Jaime "Ka Jimmy" San Luis Tadeo (March 28, 1938 – March 26, 2023) was a Filipino peasant activist and organic farmer.

== Biography ==
Tadeo was born in Bocaue, Bulacan. He obtained a bachelor's degree in Agriculture from Araneta University in 1960 and worked in various government agencies from 1962 to 1981. Tadeo has been characterized as a "deeply religious man", having served as a sacristan prior to his political activities.

Tadeo was the first chairman of the militant Kilusang Magbubukid ng Pilipinas (KMP; lit. 'Peasant Movement of the Philippines'), formed some months before the 1986 People Power Revolution in order to push for agrarian reform. Shortly after the fall of the Marcos dictatorship, Tadeo was appointed to be part of the 1986 Constitutional Commission where he was the sole peasant representative.

In January 1987, Tadeo figured prominently in the demonstrations which led to the Mendiola massacre, a violent dispersal of peasants, workers, and students by state security forces which left 13 dead. According to Tadeo, most of the 13 were part of a "composite team" purposely put to protect him from gunfire.

On May 10, 1990, Tadeo was arrested and sentenced to a maximum of 18 years in prison at the National Penitentiary in Muntinlupa for committing estafa, which supporters claim was due to his outspoken criticism of Corazon Aquino's executive order on agrarian reform. Asked about his views on the president, he remarked that she "[was] running the country like her own hacienda," and retorted "I asked Cory Aquino for land for the peasants and she gave me 'Muntinlupa' (in Tagalog, 'tiny piece of land')." A few days after his arrest, Tadeo was unanimously reelected as KMP chairman at the group's Third National Congress, with vice chairman Rafael V. Mariano serving as acting chairman during his imprisonment. Tadeo's sentence was commuted after three years, and he was released on parole on August 6, 1993 after submitting a release application to the Department of Justice's Board of Pardons and Parole. President Fidel V. Ramos stated that Tadeo's release could benefit the national peace and reconciliation program under his administration.

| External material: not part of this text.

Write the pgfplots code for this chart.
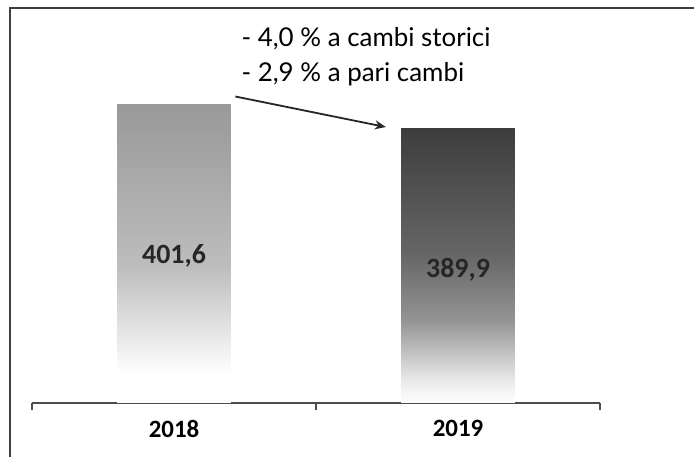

In July 1993, a month prior to his release on parole, Tadeo was accused by KMP vice chairman Mariano of committing estafa, with him being impeached from his chairmanship position by October 1993. Tadeo's ouster as KMP chairman occurred during the height of ideological disagreements within the national democratic movement. As a result, Tadeo and several other peasant activists split from the KMP to form the Demokratikong Kilusang Magbubukid ng Pilipinas (DKMP), a labor organization not aligned with the Communist Party of the Philippines, in December 1993.

In his later years, Tadeo led Paragos-Pilipinas, a small group of Bulakenyo and Central Luzon farmers. He supported the Genuine Agrarian Reform Bill (GARB) filed in Congress by Rep. Rafael Mariano, a former KMP colleague, in 2018.

== Death and legacy ==
Tadeo died on March 26, 2023, two days before his 85th birthday.

Scholar James Putzel took the title of his 1992 book, A Captive Land: The Politics of Agrarian Reform in the Philippines on the history of land reform in the Philippines and the United States' role in it, from Tadeo's remark that the Philippines is a "foreign dominated economy," captive to American interests.